(WASHINGTON) — Eschewing the negativity that largely characterized both gubernatorial campaigns, Terry McAuliffe Tuesday night pledged to pursue a bipartisan agenda as Virginia’s next governor.
“This election was never a choice between Democrats and Republicans, it was a choice about whether Virginia would continue the bipartisan tradition that has served us so well over the last decade,” McAuliffe said in Northern Virginia Tuesday night.
He becomes the first Virginia governor elected from the same political party of the president since 1977.

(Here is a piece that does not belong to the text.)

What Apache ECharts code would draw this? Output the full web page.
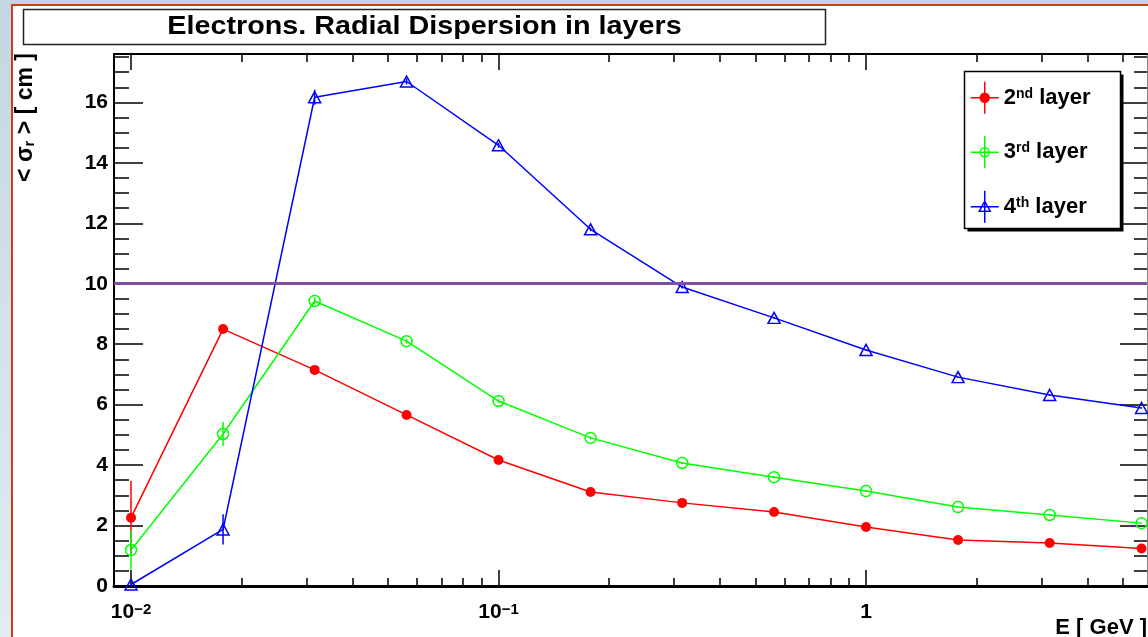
<!DOCTYPE html>
<html>
<head>
<meta charset="utf-8">
<script src="https://cdn.jsdelivr.net/npm/echarts@6/dist/echarts.min.js"></script>
<style>
  html, body { margin: 0; padding: 0; }
  #main { width: 1148px; height: 637px; }
</style>
</head>
<body>
<div id="main"></div>
<script>
// energies in GeV, quarter-decade steps
const energies = [0.01, 0.0178, 0.0316, 0.0562, 0.1, 0.178, 0.316, 0.562, 1.0, 1.78, 3.16, 5.62];
const layer2 = [2.26, 8.5, 7.15, 5.66, 4.17, 3.11, 2.75, 2.45, 1.95, 1.52, 1.42, 1.24];
const layer3 = [1.19, 5.03, 9.43, 8.1, 6.12, 4.9, 4.07, 3.6, 3.14, 2.61, 2.35, 2.08];
const layer4 = [0.05, 1.87, 16.17, 16.69, 14.58, 11.8, 9.89, 8.87, 7.81, 6.91, 6.32, 5.89];
const err2 = [1.22, 0.1, 0.08, 0.06, 0.05, 0.04, 0.03, 0.03, 0.02, 0.02, 0.02, 0.02];
const err3 = [0.65, 0.4, 0.12, 0.08, 0.06, 0.05, 0.04, 0.03, 0.03, 0.02, 0.02, 0.02];
const err4 = [0.05, 0.5, 0.25, 0.1, 0.08, 0.06, 0.05, 0.04, 0.03, 0.03, 0.02, 0.02];
const seriesNames = ["2nd layer", "3rd layer", "4th layer"];
const legendLabels = ["2{sup|nd} layer", "3{sup|rd} layer", "4{sup|th} layer"];
const refLevel = 10;

// axis ranges and tick marks
const xMin = 0.008988;
const xMax = 5.815;
const yMax = 17.6;
const majorX = [0.01, 0.1, 1];
const minorX = [0.02, 0.03, 0.04, 0.05, 0.06, 0.07, 0.08, 0.09,
  0.2, 0.3, 0.4, 0.5, 0.6, 0.7, 0.8, 0.9, 2, 3, 4, 5];

const FONT = '"Liberation Sans", Arial, Helvetica, sans-serif';
const RED = "#ff0000";
const GREEN = "#00ff00";
const BLUE = "#0000ff";

const chart = echarts.init(document.getElementById("main"));

const lg = (v) => Math.log10(v);

const tickAxis = (position, values, length, extra) => ({
  type: "value",
  position: position,
  min: lg(xMin),
  max: lg(xMax),
  axisLine: { show: false, onZero: false },
  axisTick: { show: true, inside: true, length: length, customValues: values.map(lg),
    lineStyle: { color: "#000", width: 1.5 } },
  axisLabel: { show: false },
  splitLine: { show: false },
  ...extra,
});

const yTickAxis = (position, interval, length, extra) => ({
  type: "value",
  position: position,
  min: 0,
  max: yMax,
  interval: interval,
  axisLine: { show: false, onZero: false },
  axisTick: { show: true, inside: true, length: length, lineStyle: { color: "#000", width: 1.5 } },
  axisLabel: { show: false },
  splitLine: { show: false },
  ...extra,
});

const errorSeries = (values, errors, color) => ({
  type: "custom",
  xAxisIndex: 0,
  yAxisIndex: 0,
  z: 2,
  silent: true,
  data: energies.map((e, i) => [e, values[i], errors[i]]),
  renderItem: (params, api) => {
    const x = api.value(0);
    const y = api.value(1);
    const e = api.value(2);
    const p1 = api.coord([x, y - e]);
    const p2 = api.coord([x, y + e]);
    return {
      type: "line",
      shape: { x1: p1[0], y1: p1[1], x2: p2[0], y2: p2[1] },
      style: { stroke: color, lineWidth: 1.5 },
    };
  },
});

const markerPath = {
  circle: "path://M0 16 L28 16 M14 0 L14 32 M18.5 16 A4.5 4.5 0 1 1 9.5 16 A4.5 4.5 0 1 1 18.5 16 Z",
  triangle: "path://M0 16 L28 16 M14 0 L14 32 M14 10.5 L19.5 20.5 L8.5 20.5 Z",
};

const options = {
  animation: false,
  grid: { left: 114, top: 54, right: 1, bottom: 51 },
  graphic: [
    {
      type: "rect", z: -200, silent: true,
      shape: { x: 0, y: 0, width: 1148, height: 637 },
      style: { fill: new echarts.graphic.LinearGradient(0, 0, 0, 1, [
        { offset: 0, color: "#c2d7e2" }, { offset: 1, color: "#e2ebf1" }]) },
    },
    {
      type: "rect", z: -100, silent: true,
      shape: { x: 12, y: 5, width: 1200, height: 700 },
      style: { fill: "#ffffff", stroke: "#d2391d", lineWidth: 2 },
    },
    {
      type: "rect", silent: true,
      shape: { x: 23.5, y: 9.5, width: 802, height: 35 },
      style: { fill: "#ffffff", stroke: "#222", lineWidth: 1.5 },
    },
    {
      type: "text", x: 424.5, y: 27.5, scaleX: 1.15, silent: true,
      style: { text: "Electrons. Radial Dispersion in layers", font: "bold 25px " + FONT,
        fill: "#000", align: "center", verticalAlign: "middle",
        textAlign: "center", textVerticalAlign: "middle" },
    },
    {
      type: "text", x: 26, y: 53, rotation: Math.PI / 2, silent: true,
      style: {
        text: "{b|< σ}{s|r}{b| > [ cm ]}",
        rich: {
          b: { font: "bold 23px " + FONT, fill: "#000" },
          s: { font: "bold 15px " + FONT, fill: "#000", verticalAlign: "bottom" },
        },
        align: "right", verticalAlign: "middle",
        textAlign: "right", textVerticalAlign: "middle",
      },
    },
    {
      type: "text", x: 1147, y: 628, silent: true,
      style: { text: "E [ GeV ]", font: "bold 22px " + FONT, fill: "#000",
        align: "right", verticalAlign: "middle",
        textAlign: "right", textVerticalAlign: "middle" },
    },
    // legend frame with its drop shadow
    {
      type: "rect", z: 5, silent: true,
      shape: { x: 967.5, y: 74.5, width: 156, height: 157 },
      style: { fill: "#000" },
    },
    {
      type: "rect", z: 5, silent: true,
      shape: { x: 964.5, y: 71.5, width: 156, height: 157 },
      style: { fill: "#ffffff", stroke: "#000", lineWidth: 1.5 },
    },
  ],
  legend: {
    z: 10,
    left: 964,
    top: 71,
    orient: "vertical",
    itemWidth: 28,
    itemHeight: 32,
    itemGap: 21,
    itemTextGap: 5,
    padding: [10, 24, 8, 6],
    formatter: (name) => legendLabels[seriesNames.indexOf(name)],
    textStyle: {
      fontFamily: FONT, fontSize: 22, fontWeight: "bold", color: "#000",
      rich: { sup: { fontFamily: FONT, fontSize: 14, fontWeight: "bold", verticalAlign: "top" } },
    },
    data: [
      { name: seriesNames[0], icon: markerPath.circle,
        itemStyle: { color: RED, borderColor: RED, borderWidth: 1.5 } },
      { name: seriesNames[1], icon: markerPath.circle,
        itemStyle: { color: "rgba(0,0,0,0)", borderColor: GREEN, borderWidth: 1.5 } },
      { name: seriesNames[2], icon: markerPath.triangle,
        itemStyle: { color: "rgba(0,0,0,0)", borderColor: BLUE, borderWidth: 1.5 } },
    ],
  },
  xAxis: [
    { type: "log", logBase: 10, min: xMin, max: xMax, show: false },
    tickAxis("bottom", majorX, 16, {
      axisLine: { show: true, onZero: false, lineStyle: { color: "#000", width: 3 } },
      axisLabel: {
        show: true,
        customValues: majorX.map(lg),
        margin: 16,
        color: "#000",
        fontFamily: FONT,
        fontSize: 21,
        fontWeight: "bold",
        formatter: (v) => {
          const p = Math.round(v);
          return p === 0 ? "1" : "10{sup|\u2212" + -p + "}";
        },
        rich: { sup: { fontFamily: FONT, fontSize: 15, fontWeight: "bold", verticalAlign: "top" } },
      },
    }),
    tickAxis("bottom", minorX, 8),
    tickAxis("top", majorX, 16, {
      axisLine: { show: true, onZero: false, lineStyle: { color: "#000", width: 2 } },
    }),
    tickAxis("top", minorX, 8),
  ],
  yAxis: [
    yTickAxis("left", 2, 29, {
      axisLine: { show: true, onZero: false, lineStyle: { color: "#000", width: 2 } },
      axisLabel: {
        show: true, margin: 6, color: "#000", fontFamily: FONT, fontSize: 21, fontWeight: "bold",
        showMaxLabel: false,
      },
    }),
    yTickAxis("left", 0.5, 15),
    yTickAxis("right", 2, 27, {
      axisLine: { show: true, onZero: false, lineStyle: { color: "#888", width: 1 } },
    }),
    yTickAxis("right", 0.5, 13),
  ],
  series: [
    errorSeries(layer2, err2, RED),
    errorSeries(layer3, err3, GREEN),
    errorSeries(layer4, err4, BLUE),
    {
      name: seriesNames[0], type: "line", xAxisIndex: 0, yAxisIndex: 0, z: 3,
      data: energies.map((e, i) => [e, layer2[i]]),
      symbol: "circle", symbolSize: 10,
      itemStyle: { color: RED },
      lineStyle: { color: RED, width: 1.5 },
    },
    {
      name: seriesNames[1], type: "line", xAxisIndex: 0, yAxisIndex: 0, z: 3,
      data: energies.map((e, i) => [e, layer3[i]]),
      symbol: "circle", symbolSize: 11,
      itemStyle: { color: "rgba(0,0,0,0)", borderColor: GREEN, borderWidth: 1.5 },
      lineStyle: { color: GREEN, width: 1.5 },
    },
    {
      name: seriesNames[2], type: "line", xAxisIndex: 0, yAxisIndex: 0, z: 3,
      data: energies.map((e, i) => [e, layer4[i]]),
      symbol: "triangle", symbolSize: [12, 11],
      itemStyle: { color: "rgba(0,0,0,0)", borderColor: BLUE, borderWidth: 1.5 },
      lineStyle: { color: BLUE, width: 1.5 },
      markLine: {
        silent: true,
        symbol: ["none", "none"],
        label: { show: false },
        lineStyle: { color: "#7d4fa0", width: 3, type: "solid" },
        data: [{ yAxis: refLevel }],
      },
    },
  ],
};

chart.setOption(options);
</script>
</body>
</html>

Though the election has been framed by both political parties as a referendum on Washington, D.C., McAuliffe focused directly on a slew of local issues and investments that he would pursue as governor.
He made little mention of the Affordable Care Act, which had consumed his opponent Ken Cuccinelli’s campaign in the final weeks, except to reiterate his pledge to expand the Medicaid program with new federal dollars.
“We face a critical moment on the Medicaid expansion,” McAuliffe noted. “It was perhaps the clearest issue that voters had in this election.”
He had plenty of praise for Republicans, especially the ones who “crossed party lines” to support him, GOP Gov. Bob McDonnell for championing transportation investments and low unemployment, and Cuccinelli, who he called a “principled man.”
On infrastructure, education, and health care, McAuliffe pledged to bring Republicans to the table.
“Over the next three months I’m going to work hard to reach out to every single Republican in the General Assembly,” McAuliffe said. “I’m going to work hard to reach out to them and I’m going to work with them so we can advance our shared goals.”
Democrats had hoped for a clean sweep of statewide races, but while Democrat Ralph Northam won the contest for Lt. Governor, the Attorney General race between Republican Mark Obenshain and Democrat Mark Herring is still too close to call.